TASK PROMPT:
In the material below, identify each line bearing the word "that". Reproduce those lines.

DATA PROVIDED:

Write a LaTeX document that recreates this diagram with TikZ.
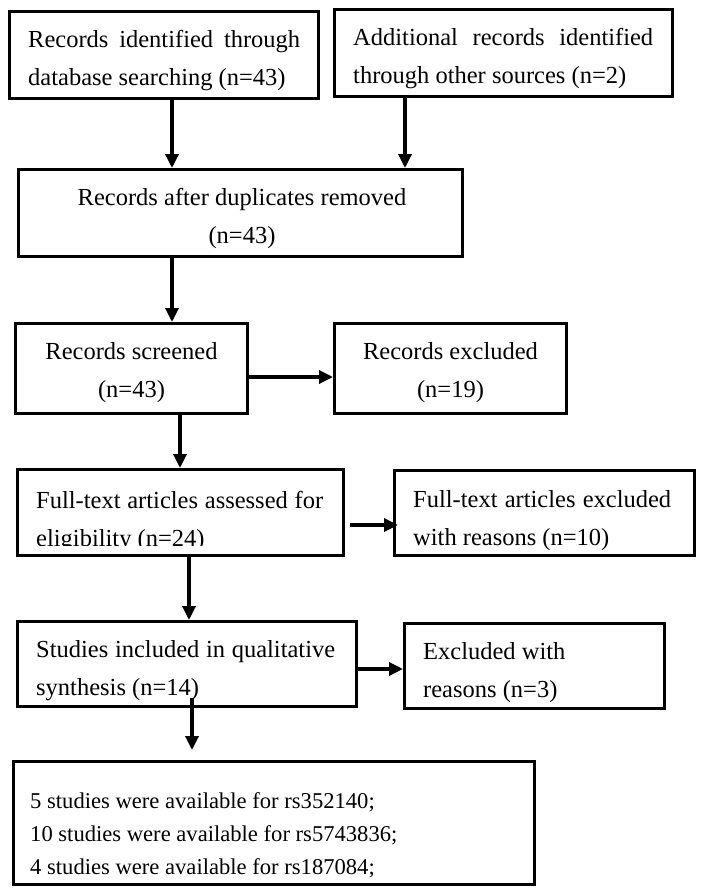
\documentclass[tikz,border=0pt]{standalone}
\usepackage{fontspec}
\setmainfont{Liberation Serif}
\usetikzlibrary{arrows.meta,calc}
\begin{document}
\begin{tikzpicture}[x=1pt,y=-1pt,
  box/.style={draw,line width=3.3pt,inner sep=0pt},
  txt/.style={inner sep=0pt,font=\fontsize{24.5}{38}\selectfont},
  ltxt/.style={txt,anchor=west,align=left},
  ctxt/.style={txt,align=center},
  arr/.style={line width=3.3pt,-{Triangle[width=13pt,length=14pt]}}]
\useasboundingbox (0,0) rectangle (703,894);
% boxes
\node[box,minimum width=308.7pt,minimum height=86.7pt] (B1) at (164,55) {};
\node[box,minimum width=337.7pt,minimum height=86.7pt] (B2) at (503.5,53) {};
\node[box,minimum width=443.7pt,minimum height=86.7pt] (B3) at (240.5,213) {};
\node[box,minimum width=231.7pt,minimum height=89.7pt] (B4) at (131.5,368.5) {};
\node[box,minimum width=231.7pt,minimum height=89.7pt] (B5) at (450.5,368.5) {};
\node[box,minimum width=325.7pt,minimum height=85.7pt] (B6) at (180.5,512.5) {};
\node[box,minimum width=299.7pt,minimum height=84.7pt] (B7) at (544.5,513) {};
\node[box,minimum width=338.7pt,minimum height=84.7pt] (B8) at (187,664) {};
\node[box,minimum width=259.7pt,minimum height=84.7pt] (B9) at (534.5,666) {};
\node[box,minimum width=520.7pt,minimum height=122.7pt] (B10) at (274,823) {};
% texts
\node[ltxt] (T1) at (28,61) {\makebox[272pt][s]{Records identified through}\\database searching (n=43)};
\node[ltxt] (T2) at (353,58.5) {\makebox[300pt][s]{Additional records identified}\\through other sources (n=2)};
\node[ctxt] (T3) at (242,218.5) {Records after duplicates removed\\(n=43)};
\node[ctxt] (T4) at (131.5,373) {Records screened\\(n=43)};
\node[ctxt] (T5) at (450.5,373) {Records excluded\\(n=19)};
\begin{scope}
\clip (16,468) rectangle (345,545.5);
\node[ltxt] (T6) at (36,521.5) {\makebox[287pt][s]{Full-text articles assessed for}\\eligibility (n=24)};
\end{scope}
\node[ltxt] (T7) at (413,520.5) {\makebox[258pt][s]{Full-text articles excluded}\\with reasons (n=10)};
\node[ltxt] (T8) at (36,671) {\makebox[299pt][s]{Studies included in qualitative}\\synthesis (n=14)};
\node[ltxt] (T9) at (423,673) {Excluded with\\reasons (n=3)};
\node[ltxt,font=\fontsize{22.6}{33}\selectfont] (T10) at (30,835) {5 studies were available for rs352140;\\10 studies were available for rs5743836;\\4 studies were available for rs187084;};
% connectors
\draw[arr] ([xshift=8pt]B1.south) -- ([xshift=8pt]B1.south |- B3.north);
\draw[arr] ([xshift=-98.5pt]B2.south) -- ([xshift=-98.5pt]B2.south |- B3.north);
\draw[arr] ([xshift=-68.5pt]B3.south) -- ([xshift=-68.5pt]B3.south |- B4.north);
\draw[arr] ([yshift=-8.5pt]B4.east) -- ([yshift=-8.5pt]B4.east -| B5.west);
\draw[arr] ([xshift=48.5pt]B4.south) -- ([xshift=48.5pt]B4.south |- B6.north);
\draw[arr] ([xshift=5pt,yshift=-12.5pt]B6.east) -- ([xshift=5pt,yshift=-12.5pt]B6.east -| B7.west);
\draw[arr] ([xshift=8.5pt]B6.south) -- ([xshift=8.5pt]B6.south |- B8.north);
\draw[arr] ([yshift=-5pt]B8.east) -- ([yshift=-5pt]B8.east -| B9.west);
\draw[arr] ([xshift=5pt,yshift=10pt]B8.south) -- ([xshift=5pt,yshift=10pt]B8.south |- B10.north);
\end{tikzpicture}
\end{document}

--

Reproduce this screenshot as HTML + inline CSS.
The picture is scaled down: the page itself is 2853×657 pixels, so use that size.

...

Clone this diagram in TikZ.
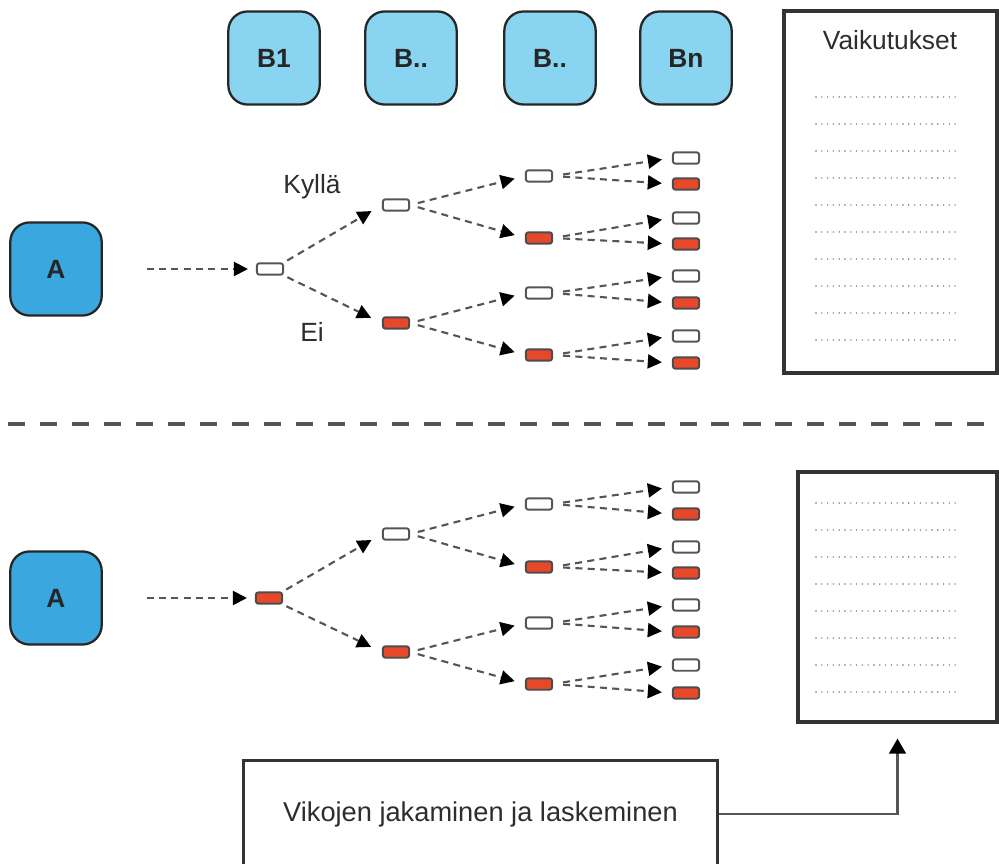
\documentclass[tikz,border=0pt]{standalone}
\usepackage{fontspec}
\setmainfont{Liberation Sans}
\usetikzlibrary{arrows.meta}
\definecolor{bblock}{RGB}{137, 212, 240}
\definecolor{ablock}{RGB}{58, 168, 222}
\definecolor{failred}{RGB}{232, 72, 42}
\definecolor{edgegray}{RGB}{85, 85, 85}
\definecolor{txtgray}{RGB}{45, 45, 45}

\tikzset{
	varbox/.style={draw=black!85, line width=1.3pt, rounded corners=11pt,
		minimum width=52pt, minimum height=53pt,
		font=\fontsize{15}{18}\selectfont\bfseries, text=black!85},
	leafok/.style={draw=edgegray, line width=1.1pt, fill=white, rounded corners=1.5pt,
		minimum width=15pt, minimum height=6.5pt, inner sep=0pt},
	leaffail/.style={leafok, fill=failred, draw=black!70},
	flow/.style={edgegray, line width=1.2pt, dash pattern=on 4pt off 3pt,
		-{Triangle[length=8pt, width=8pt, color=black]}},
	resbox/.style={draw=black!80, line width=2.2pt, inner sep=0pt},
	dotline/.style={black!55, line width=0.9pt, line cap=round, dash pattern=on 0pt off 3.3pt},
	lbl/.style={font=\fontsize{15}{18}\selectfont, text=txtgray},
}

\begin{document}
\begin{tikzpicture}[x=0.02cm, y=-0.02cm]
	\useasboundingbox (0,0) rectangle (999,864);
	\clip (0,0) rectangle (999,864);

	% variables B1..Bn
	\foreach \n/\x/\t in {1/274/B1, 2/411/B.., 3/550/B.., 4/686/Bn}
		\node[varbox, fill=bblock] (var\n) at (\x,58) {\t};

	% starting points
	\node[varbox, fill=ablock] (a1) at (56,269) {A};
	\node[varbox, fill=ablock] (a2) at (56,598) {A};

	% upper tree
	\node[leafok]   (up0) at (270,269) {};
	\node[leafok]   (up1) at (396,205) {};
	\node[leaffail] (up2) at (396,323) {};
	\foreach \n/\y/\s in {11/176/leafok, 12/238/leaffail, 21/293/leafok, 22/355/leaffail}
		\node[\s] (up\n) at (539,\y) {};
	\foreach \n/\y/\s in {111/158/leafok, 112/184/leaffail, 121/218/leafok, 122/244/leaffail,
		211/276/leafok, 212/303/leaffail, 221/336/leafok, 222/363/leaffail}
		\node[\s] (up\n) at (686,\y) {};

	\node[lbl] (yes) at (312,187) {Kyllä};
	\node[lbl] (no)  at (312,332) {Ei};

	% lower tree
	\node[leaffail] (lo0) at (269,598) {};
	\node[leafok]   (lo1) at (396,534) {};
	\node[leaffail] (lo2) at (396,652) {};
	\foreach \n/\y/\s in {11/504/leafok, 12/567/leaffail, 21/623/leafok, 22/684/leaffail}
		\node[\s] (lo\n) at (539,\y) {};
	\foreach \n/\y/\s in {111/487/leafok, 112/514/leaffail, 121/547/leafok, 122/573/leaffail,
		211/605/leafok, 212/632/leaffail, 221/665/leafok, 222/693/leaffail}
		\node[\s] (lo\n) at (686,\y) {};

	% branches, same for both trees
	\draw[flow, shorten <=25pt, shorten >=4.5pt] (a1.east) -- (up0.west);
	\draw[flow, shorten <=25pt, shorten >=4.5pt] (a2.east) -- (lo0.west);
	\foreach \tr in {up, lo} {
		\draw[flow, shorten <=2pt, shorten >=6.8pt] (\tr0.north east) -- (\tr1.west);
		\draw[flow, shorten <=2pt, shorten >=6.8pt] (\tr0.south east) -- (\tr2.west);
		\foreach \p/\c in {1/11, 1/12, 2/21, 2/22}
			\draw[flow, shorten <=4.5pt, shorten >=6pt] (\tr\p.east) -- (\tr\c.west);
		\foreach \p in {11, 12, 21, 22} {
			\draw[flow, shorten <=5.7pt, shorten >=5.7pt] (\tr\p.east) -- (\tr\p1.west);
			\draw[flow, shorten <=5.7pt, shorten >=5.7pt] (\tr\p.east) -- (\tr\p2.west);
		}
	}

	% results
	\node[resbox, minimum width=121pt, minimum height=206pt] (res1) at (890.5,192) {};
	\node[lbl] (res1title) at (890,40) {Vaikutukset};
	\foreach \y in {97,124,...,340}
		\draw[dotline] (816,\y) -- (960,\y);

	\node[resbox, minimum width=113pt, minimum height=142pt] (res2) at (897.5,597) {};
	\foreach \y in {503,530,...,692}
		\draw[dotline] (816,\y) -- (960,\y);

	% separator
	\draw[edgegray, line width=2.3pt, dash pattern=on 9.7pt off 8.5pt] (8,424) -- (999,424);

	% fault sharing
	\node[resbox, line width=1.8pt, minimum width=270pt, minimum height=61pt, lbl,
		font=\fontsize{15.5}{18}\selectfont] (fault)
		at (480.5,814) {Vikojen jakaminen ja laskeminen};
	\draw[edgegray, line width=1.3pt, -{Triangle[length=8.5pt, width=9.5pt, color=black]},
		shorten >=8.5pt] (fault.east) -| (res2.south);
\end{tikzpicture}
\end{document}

RIGHT ANSWER:
Write a LaTeX document that recreates this diagram with TikZ.
The picture is scaled down: the page itself is 2853×657 pixels, so use that size.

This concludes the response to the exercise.